The Center for Exhibition Industry Research (CEIR) recently released phase two of The Power of Exhibitions in the 21st Century: Identify, Discover and Embrace Change from the Point of View of Young Professionals.
CEIR also released The Economic Impact of International Non-Participation in the Exhibition Industry Due to US Visa Issues. Both studies were made available during Expo! Expo! 2010.
Building on the success of phase one, which sought to identify how to better attract young professionals to industry-wide exhibitions and events, the power of exhibitions study investigated the core messages that resonate with these attendees.

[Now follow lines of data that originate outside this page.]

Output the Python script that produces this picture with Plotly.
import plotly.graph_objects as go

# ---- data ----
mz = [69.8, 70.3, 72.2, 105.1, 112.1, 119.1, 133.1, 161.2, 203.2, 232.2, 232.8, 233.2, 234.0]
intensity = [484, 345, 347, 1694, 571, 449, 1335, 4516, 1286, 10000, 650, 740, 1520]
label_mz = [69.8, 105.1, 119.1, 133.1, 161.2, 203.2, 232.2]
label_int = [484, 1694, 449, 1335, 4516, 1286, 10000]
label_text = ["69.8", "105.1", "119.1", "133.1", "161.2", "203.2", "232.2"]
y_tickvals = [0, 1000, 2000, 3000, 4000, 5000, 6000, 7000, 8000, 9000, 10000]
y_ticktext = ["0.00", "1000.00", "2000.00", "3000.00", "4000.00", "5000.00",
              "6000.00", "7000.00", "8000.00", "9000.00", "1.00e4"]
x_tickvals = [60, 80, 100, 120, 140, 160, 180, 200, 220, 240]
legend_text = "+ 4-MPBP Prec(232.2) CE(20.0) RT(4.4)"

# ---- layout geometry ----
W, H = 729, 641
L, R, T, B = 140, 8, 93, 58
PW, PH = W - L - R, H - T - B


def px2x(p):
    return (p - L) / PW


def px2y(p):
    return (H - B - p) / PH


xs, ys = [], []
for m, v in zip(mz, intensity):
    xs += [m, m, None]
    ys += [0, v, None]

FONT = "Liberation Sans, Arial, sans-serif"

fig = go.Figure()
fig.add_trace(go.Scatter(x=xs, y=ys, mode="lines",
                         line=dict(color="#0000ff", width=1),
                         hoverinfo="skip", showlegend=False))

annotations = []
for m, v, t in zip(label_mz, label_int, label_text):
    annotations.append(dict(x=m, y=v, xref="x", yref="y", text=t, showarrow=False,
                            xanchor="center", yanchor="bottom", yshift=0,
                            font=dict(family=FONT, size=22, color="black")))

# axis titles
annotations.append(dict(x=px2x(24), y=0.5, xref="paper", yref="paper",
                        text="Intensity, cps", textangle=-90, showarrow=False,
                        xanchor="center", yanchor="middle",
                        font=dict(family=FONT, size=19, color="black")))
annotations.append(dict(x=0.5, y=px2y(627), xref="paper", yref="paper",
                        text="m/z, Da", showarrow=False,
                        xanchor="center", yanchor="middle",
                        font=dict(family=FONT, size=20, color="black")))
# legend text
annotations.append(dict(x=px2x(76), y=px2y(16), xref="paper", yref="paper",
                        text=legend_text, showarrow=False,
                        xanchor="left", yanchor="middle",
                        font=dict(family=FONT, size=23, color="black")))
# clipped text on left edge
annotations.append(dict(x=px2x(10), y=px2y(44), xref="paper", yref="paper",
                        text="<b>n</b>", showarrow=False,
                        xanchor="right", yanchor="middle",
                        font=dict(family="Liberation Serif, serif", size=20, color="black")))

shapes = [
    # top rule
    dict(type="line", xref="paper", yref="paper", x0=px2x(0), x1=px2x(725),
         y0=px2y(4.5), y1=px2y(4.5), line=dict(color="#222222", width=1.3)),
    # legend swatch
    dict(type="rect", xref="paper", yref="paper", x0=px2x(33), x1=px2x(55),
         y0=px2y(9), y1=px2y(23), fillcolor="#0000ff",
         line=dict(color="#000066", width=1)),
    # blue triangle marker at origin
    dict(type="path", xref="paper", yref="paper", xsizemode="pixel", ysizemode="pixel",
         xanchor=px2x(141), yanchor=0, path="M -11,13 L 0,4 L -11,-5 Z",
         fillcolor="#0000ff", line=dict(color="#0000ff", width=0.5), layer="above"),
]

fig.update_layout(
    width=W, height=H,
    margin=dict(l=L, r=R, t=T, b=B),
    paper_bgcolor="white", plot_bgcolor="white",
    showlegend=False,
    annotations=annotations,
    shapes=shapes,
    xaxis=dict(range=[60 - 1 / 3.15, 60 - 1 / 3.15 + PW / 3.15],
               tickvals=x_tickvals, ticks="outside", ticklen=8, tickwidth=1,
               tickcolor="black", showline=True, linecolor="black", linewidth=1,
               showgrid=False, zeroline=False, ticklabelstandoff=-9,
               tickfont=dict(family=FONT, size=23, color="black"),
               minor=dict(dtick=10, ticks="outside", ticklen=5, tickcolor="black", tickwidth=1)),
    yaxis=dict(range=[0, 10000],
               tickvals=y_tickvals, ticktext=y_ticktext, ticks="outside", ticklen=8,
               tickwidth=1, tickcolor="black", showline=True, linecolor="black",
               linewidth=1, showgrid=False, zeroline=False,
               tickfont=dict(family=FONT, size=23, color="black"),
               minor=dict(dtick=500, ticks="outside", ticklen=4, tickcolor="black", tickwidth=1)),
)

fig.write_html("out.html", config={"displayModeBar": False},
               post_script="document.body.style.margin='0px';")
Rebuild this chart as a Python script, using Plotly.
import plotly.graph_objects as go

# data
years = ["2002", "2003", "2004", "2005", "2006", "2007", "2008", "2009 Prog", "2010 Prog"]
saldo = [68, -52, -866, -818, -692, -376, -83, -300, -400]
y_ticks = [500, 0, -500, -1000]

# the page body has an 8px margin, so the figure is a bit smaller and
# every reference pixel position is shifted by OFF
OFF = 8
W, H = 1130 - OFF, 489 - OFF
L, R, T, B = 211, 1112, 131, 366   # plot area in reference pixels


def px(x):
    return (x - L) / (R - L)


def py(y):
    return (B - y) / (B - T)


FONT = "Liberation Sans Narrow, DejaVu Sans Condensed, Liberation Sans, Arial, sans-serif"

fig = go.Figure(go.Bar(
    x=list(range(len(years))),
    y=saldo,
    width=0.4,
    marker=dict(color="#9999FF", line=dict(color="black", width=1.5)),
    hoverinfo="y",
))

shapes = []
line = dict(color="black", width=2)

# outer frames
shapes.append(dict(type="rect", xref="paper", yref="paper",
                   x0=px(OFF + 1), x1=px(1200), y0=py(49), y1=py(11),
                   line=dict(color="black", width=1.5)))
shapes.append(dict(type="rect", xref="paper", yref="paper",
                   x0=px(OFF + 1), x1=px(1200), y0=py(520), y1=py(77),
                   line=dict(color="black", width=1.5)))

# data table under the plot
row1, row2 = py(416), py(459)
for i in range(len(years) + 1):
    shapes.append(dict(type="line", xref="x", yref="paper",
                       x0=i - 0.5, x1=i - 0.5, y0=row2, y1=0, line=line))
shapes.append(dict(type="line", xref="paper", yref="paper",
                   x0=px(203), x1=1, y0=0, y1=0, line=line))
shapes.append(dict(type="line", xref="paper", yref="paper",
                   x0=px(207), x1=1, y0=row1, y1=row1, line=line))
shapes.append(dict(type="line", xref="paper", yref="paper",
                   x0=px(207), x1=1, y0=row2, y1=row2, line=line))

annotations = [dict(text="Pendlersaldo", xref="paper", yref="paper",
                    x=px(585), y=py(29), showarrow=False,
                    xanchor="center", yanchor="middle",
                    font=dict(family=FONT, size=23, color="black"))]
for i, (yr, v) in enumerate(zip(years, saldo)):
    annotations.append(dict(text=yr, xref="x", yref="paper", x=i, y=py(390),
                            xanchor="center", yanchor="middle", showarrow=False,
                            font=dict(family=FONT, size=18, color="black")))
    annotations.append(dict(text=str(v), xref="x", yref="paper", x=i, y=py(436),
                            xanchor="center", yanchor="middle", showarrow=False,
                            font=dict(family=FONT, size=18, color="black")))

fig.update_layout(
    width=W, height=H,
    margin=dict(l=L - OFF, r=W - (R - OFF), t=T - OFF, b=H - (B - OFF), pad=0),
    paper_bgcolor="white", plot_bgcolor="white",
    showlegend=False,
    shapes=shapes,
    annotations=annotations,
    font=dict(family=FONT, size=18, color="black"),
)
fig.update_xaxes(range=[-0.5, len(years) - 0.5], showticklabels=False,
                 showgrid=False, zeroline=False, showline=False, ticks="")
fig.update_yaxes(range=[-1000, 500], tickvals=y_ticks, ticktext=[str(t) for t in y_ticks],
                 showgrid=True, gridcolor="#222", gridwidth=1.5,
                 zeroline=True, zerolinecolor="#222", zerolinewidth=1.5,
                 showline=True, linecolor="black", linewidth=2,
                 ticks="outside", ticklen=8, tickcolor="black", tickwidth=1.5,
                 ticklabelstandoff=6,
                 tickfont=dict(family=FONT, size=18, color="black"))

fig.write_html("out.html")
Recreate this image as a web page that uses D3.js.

“I am delighted with the outcome of phase two of the generational study,” said Vicki Hennin, CEIR’s research committee chair. “There is no question that the in-depth and honest responses received speak volumes to the ever-changing exhibition model and the shaping of the future of the industry. The outcomes from this study will assist exhibition organizers and exhibit managers in planning their marketing and communications strategies for captivating a new audience of buyers and sellers using face-to-face opportunities to build their businesses and careers.”
When crafting marketing messages, the study’s findings indicate that in terms of influence, believability, relevance and likeability, the language that best resonates with young professionals speaks to the interest in attending events that give them the chance to engage, interact and experience the event.
Young professionals have an interest in engaging or interacting with live events as an extension of their regular behavior of interacting through other media.
Based on this study, exhibition and event organizers should create messages that are brief, to the point and clearly articulate what value the event offers young professionals; are respectful and do not condescend, make the event come alive, are new and exciting, and do not sound or read as something traditional.
As with phase one, both Millennials and Generation Xer’s who are 20 to 39 years old, were targeted for the study. CEIR contracted with Synovate, a global market research firm, to execute the project in two stages; first an online bulletin board discussion of young professionals followed by a complete quantitative survey.
Examining the quantitative stage, 640 young professionals were recruited to answer questions about effective key messaging and marketing channels that would interest and motivate them to attend an exhibition.
Participants were employed on a full-time basis, earned $30,000 or more annually, attended at least one exhibition per year and were not critically affiliated with the industry. Responses allowed for the creation of a profile outlining attendance patterns, reasons for attending, overall perceptions of exhibitions, what works in getting their attention, and mistakes to avoid.
Impact of U.S. visa issues
CEIR commissioned Oxford Economics to conduct the The Economic Impact of International Non-Participation in the Exhibition Industry Due to U.S. Visa Issues during the summer of 2010. The assessment was based on a nationwide survey and the CEIR Exhibition Industry Census.
Key findings of the research include
Visa issues precluded 116,000 international participants from attending U.S. exhibitions. This includes 78,400 international attendees and 37,900 international exhibitors who were hindered from participating.
With no visa barriers in place, the U.S. economy would realize increases in business sales tallying $2.4 billion, $2.6 billion including sales to foreign exhibitors. These gains include $1.5 billion in business-to-business trade, $540 million in registration fees and exhibition space spending, and a $295 million boost to visitor spending.
The new $2.4 billion in sales would be able to sustain over 17,500 jobs directly, 43,000 jobs overall, and generate three-quarters of a billion dollars in state and federal taxes.
“This study quantifies the importance of U.S. exhibitions in generating export trade and stimulating job growth,” said Steven Hacker, CAE, president of the International Association of Exhibition and Events (IAEE). “While we are mindful of the need for careful screening of international visitors entering the U.S., keeping our borders secure should not be at the expense of keeping our economy open for business. The U.S. will lose sales to other countries if we continue on this path. We intend to present these findings to several key federal agencies including the State, Homeland Security and Commerce departments and to work with officials to find an optimal solution.”
Sales would increase the most in the manufacturing and business services industries, with both sectors benefiting from the direct increase in sales from international attendees and from being part of the supply chain to other industries that directly gain sales.
“The current U.S. visa policy has become the number one obstacle for U.S. machine tool companies doing business in China,’ said Peter Eelman, vice president of Exhibitions & Communications, The Association for Manufacturing Technology.
Hotels would experience additional business of nearly half of the $295 million increase in visitor spending. Spending at restaurants from the additional 116,000 attendees would increase $60 million with retail purchases and ground transportation spending of $60 million.